Son adversaire Iván Duque porte un projet opposé. Il a joué sur sa jeunesse, 42 ans, et son entrée récente en politique. Après une vie professionnelle aux États-Unis, il est devenu sénateur. Ses propositions sont, pour un candidat uribiste, “relativement” modérées. Il n’en reste pas moins que son opposition aux accords de paix, sa volonté de suppression des Hautes Cours afin d’en finir avec l’indépendance de la justice, son alignement sur le patronat et son soutien des secteurs les plus réactionnaires font craindre pour la paix, l’État de droit et la situation des plus pauvres et des minorités. Le volet environnemental est inexistant. Il est en fait un soutien de l’extractivisme dans toutes ses formes. Il a aspiré une grande part de l’électorat traditionnellement conservateur et réactionnaire avec une tonalité plus mesurée que celle habituellement utilisée par les uribistes, promettant même un changement des pratiques politiques, via notamment les limitations des mandats.

Il est désormais le candidat de l’oligarchie, du patronat, et des secteurs les plus corrompus du pays. Il bénéficie du soutien de la classe politique traditionnelle dans son ensemble : partis conservateur et libéral, le parti de la U et Cambio radical (Changement Radical).

Un second tour aux enjeux clairs

La situation politique a mis quelques jours à se décanter, notamment en raison des incertitudes du positionnement de la Coalition Colombie et de ses membres. Le paysage est désormais connu. Face à Gustavo Petro se dressent non seulement l’uribisme et son candidat du Centre Démocratique mais l’ensemble de la classe politique traditionnelle colombienne, oligarchie et nouvelles élites régionales, patronat et éditorialistes, et les secteurs les plus conservateurs et corrompus du pays.

À vrai dire, les enjeux de ce second tour ne se résument pas tant à l’affrontement de la gauche et de la droite, mais plutôt au face-à-face du pays et de la société colombienne contre la classe politique traditionnelle, clientéliste et corrompue. Ceux qui tiennent le pays, ceux qui ont toujours préféré la guerre, qui leur rapporte, à la paix, et ceux qui ont un temps déclaré soutenir la paix mais jamais au prix de leur privilèges. Ceux qui volent, trichent, se servent dans les caisses de l’État. Ceux qui au nom de Dieu mènent désormais une guerre contre les libertés individuelles et les minorités. Tous ceux-là sont maintenant réunis, main dans la main, contre Gustavo Petro.
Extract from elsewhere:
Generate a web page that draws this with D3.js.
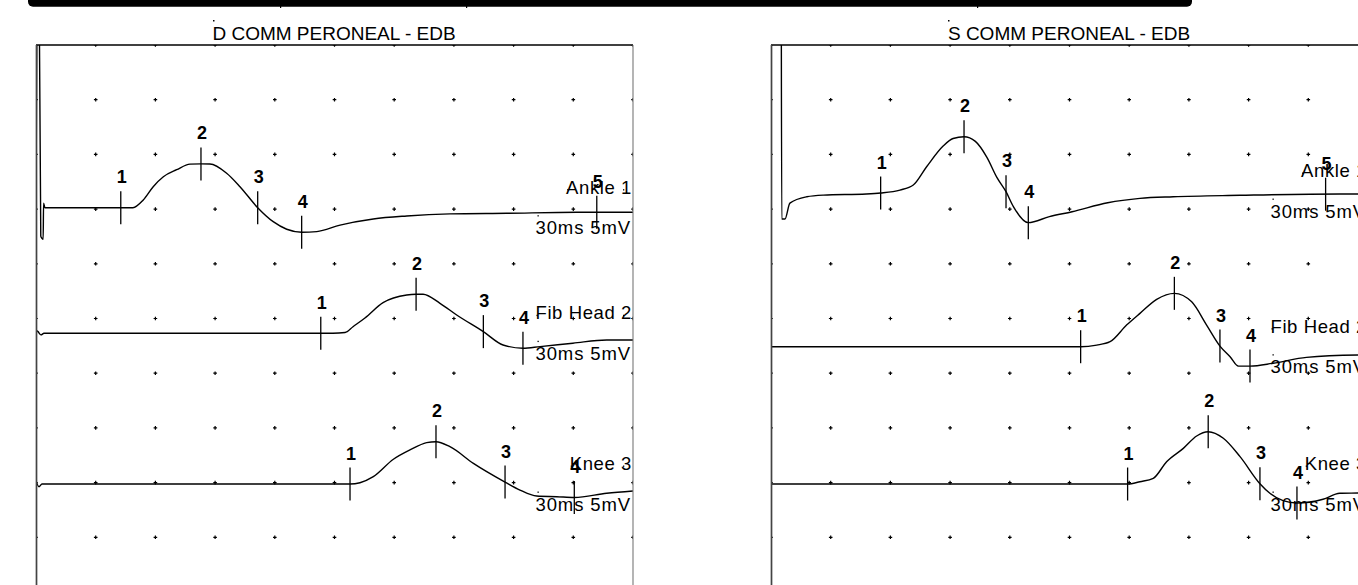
<!DOCTYPE html>
<html><head><meta charset="utf-8">
<script src="https://cdn.jsdelivr.net/npm/d3@7"></script>
<style>
html,body{margin:0;padding:0;background:#fff;}
svg{display:block;}
text{font-family:"Liberation Sans",Arial,sans-serif;}
</style></head>
<body>
<svg id="c" width="1358" height="585"></svg>
<script>
// ---- data (time in ms, amplitude in mV relative to each trace's baseline) ----
const panelTitles = ["D COMM PERONEAL - EDB", "S COMM PERONEAL - EDB"];
const traceNames = ["Ankle 1", "Fib Head 2", "Knee 3"];
const scaleLabel = "30ms 5mV";
const sweepMs = 30;          // 10 divisions x 3 ms
const sensMv = 5;            // mV per division
const gridCols = 10, gridRows = 10;

// baselines, in mV measured down from the top of the panel
const leftBaselines  = [14.87, 26.35, 40.13];
const rightBaselines = [13.35, 27.58, 40.13];

const leftAnkle = [[0,0],[0.12,30],[0.24,-2.6],[0.3,-2.8],[0.36,-2.9],[0.38,0.4],[0.45,0],[4.26,0],[4.87,0],[5.39,0.7],[5.89,1.92],[6.4,2.83],[7.07,3.47],[7.74,3.98],[8.29,4.0],[8.74,3.99],[9.58,3.15],[10.25,1.92],[11.14,0],[11.92,-1.28],[12.6,-1.97],[13.35,-2.25],[14.11,-2.19],[15.28,-1.59],[16.95,-1.03],[18.63,-0.76],[20.8,-0.57],[23.65,-0.51],[27.17,-0.42],[30,-0.42]];
const leftFib = [[0,0.3],[0.1,0.15],[0.25,-0.15],[0.4,0],[14.31,0],[14.92,0],[15.53,0.07],[15.93,0.6],[16.53,1.4],[17.44,2.8],[18.63,3.5],[19.1,3.56],[19.45,3.56],[20.3,2.74],[21.14,1.67],[22.48,0.15],[23.47,-1.07],[24.47,-1.37],[25.33,-1.22],[26.98,-0.91],[28.68,-0.61],[30,-0.61]];
const leftKnee = [[0,0.3],[0.15,-0.25],[0.3,0],[15.78,0],[16.28,0.12],[16.95,0.67],[17.96,2.26],[18.79,3.11],[19.63,3.78],[20.1,3.87],[20.8,3.41],[21.98,1.89],[23.57,0.18],[24.32,-0.55],[25.16,-1.1],[26.17,-1.16],[27.05,-1.23],[28.68,-0.85],[30,-0.64]];
const rightAnkle = [[0,30],[0.5,30],[0.54,-2.56],[0.7,-2.56],[0.95,-1.1],[1.8,-0.52],[2.63,-0.37],[4.79,-0.27],[5.51,-0.18],[6.48,0.09],[7.15,0.55],[7.82,2.22],[8.65,4.11],[9.15,4.8],[9.7,4.96],[10.27,4.54],[10.85,3.08],[11.35,1.25],[11.81,-0.06],[12.18,-1.42],[12.93,-2.89],[13.99,-2.34],[15.13,-1.89],[16.92,-1.07],[18.54,-0.67],[20.21,-0.52],[23.57,-0.39],[28.58,-0.27],[30,-0.27]];
const rightFib = [[0,0],[15.56,0],[16.37,0.15],[17.04,0.46],[17.88,2.0],[18.54,3.05],[19.38,4.33],[20.27,4.88],[21.14,4.1],[21.89,1.98],[22.56,0.06],[23.07,-0.91],[23.49,-1.77],[24.07,-1.77],[25.23,-1.51],[26.91,-0.97],[29.5,-0.76],[30,-0.75]];
const rightKnee = [[0,0],[17.92,0],[18.54,0.21],[19.21,0.52],[19.88,2.04],[20.72,3.26],[21.39,4.39],[21.97,4.78],[22.73,4.18],[23.57,2.5],[24.57,0.03],[25.07,-0.85],[25.73,-1.52],[26.43,-1.74],[27.74,-1.39],[28.58,-0.85],[29.5,-0.82],[30,-0.8]];

const leftAnkleMarks  = [4.26, 8.29, 11.14, 13.35, 28.18];
const leftFibMarks    = [14.31, 19.1, 22.48, 24.47];
const leftKneeMarks   = [15.78, 20.1, 23.57, 27.05];
const rightAnkleMarks = [5.51, 9.7, 11.81, 12.93, 27.87];
const rightFibMarks   = [15.56, 20.27, 22.56, 24.07];
const rightKneeMarks  = [17.92, 21.97, 24.57, 26.43];

// ---- layout ----
const panels = [
  {title: panelTitles[0], x0: 36,  baselines: leftBaselines,  traces: [leftAnkle, leftFib, leftKnee],   marks: [leftAnkleMarks, leftFibMarks, leftKneeMarks]},
  {title: panelTitles[1], x0: 771, baselines: rightBaselines, traces: [rightAnkle, rightFib, rightKnee], marks: [rightAnkleMarks, rightFibMarks, rightKneeMarks]}
];
const panelW = 597, topY = 45, divH = 54.7;

const svg = d3.select("#c");

// top black bar
svg.append("rect").attr("x", 28).attr("y", -10).attr("width", 1164).attr("height", 16.8).attr("rx", 5).attr("fill", "#000");
[280, 466, 977].forEach(x => svg.append("rect").attr("x", x).attr("y", 5).attr("width", 1.2).attr("height", 3).attr("fill", "#000"));

function interp(data, t) {
  for (let i = 1; i < data.length; i++) {
    if (data[i][0] >= t) {
      const a = data[i-1], b = data[i];
      const f = (t - a[0]) / (b[0] - a[0] || 1);
      return a[1] + f * (b[1] - a[1]);
    }
  }
  return data[data.length-1][1];
}

panels.forEach((p, pi) => {
  const x = d3.scaleLinear().domain([0, sweepMs]).range([p.x0, p.x0 + panelW]);
  const y = d3.scaleLinear().domain([0, gridRows * sensMv]).range([topY, topY + gridRows * divH]);
  const g = svg.append("g");

  // title
  const cx = p.x0 + panelW / 2 + 0.5;
  g.append("text").attr("x", cx - 1).attr("y", 40).attr("text-anchor", "middle")
    .attr("font-size", 19).attr("fill", "#000").text(p.title);
  g.append("rect").attr("x", cx - 122).attr("y", 20).attr("width", 1.5).attr("height", 1.5).attr("fill", "#000");

  const clipId = "clip" + pi;
  svg.append("clipPath").attr("id", clipId).append("rect")
    .attr("x", p.x0).attr("y", topY).attr("width", panelW).attr("height", 600);
  const inner = g.append("g").attr("clip-path", `url(#${clipId})`);

  // grid crosses
  const cols = d3.range(0, gridCols + 1).map(i => i * sweepMs / gridCols);
  const rows = d3.range(0, gridRows + 1).map(i => i * sensMv);
  cols.forEach(c => rows.forEach(r => {
    const px = x(c), py = y(r);
    inner.append("path").attr("d", `M${px-1.8},${py}H${px+1.8}M${px},${py-1.8}V${py+1.8}`)
      .attr("stroke", "#000").attr("stroke-width", 1.2);
  }));

  // frame
  g.append("line").attr("x1", p.x0).attr("x2", p.x0 + panelW).attr("y1", topY).attr("y2", topY).attr("stroke", "#000").attr("stroke-width", 1.4);
  g.append("line").attr("x1", p.x0 + 0.5).attr("x2", p.x0 + 0.5).attr("y1", topY).attr("y2", 600).attr("stroke", "#444").attr("stroke-width", 1.7);
  g.append("line").attr("x1", p.x0 + panelW).attr("x2", p.x0 + panelW).attr("y1", topY).attr("y2", 600).attr("stroke", "#777").attr("stroke-width", 1.1);

  const line = d3.line().curve(d3.curveMonotoneX);

  p.traces.forEach((tr, ti) => {
    const base = p.baselines[ti];
    const Y = v => y(base - v);
    inner.append("path")
      .attr("d", line(tr.map(d => [x(d[0]), Y(d[1])])))
      .attr("fill", "none").attr("stroke", "#000").attr("stroke-width", 1.4);

    // markers
    p.marks[ti].forEach((t, mi) => {
      const mx = x(t), my = Y(interp(tr, t));
      inner.append("line").attr("x1", mx).attr("x2", mx).attr("y1", my - 16.5).attr("y2", my + 16.5)
        .attr("stroke", "#000").attr("stroke-width", 1.3);
      inner.append("text").attr("x", mx + 1).attr("y", my - 24.5).attr("text-anchor", "middle")
        .attr("font-size", 18).attr("font-weight", "bold").attr("fill", "#000").text(mi + 1);
    });

    // name and scale labels
    const by = y(base);
    const nameT = inner.append("text").attr("x", x(sweepMs) - 1).attr("y", by - 14).attr("text-anchor", "end")
      .attr("font-size", 18.5).attr("letter-spacing", 0.6).attr("fill", "#000").text(traceNames[ti]);
    const sx = x(25.1);
    inner.append("text").attr("x", sx).attr("y", by + 26.5)
      .attr("font-size", 18.5).attr("letter-spacing", 0.9).attr("fill", "#000").text(scaleLabel);
    // tiny corner dots of the label boxes
    const nb = nameT.node().getBBox();
    [[nb.x + 1, by - 18.5], [x(sweepMs) - 10, by - 18.5], [sx + 2, by + 7.5]].forEach(d =>
      inner.append("rect").attr("x", d[0]).attr("y", d[1]).attr("width", 1.3).attr("height", 1.3).attr("fill", "#000"));
  });
});
</script>
</body></html>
Il serait audacieux de dire que la victoire est à portée d’urne pour Colombie Humaine, mais le candidat Petro apparaît aujourd’hui clairement comme l’alternative à cette classe politique gangrenée. Il peut lever une vague citoyenne, être l’outil de tous ceux qui ont en assez d’un pays sous tutelle. Il peut donner de la force à cette volonté de changement qui est celle d’une grande partie du pays. Place au revolcón (la culbute). Enfin, cependant que les électeurs débattent des options du second tour, la Colombie vient de faire son entrée à l’OCDE et à l’OTAN.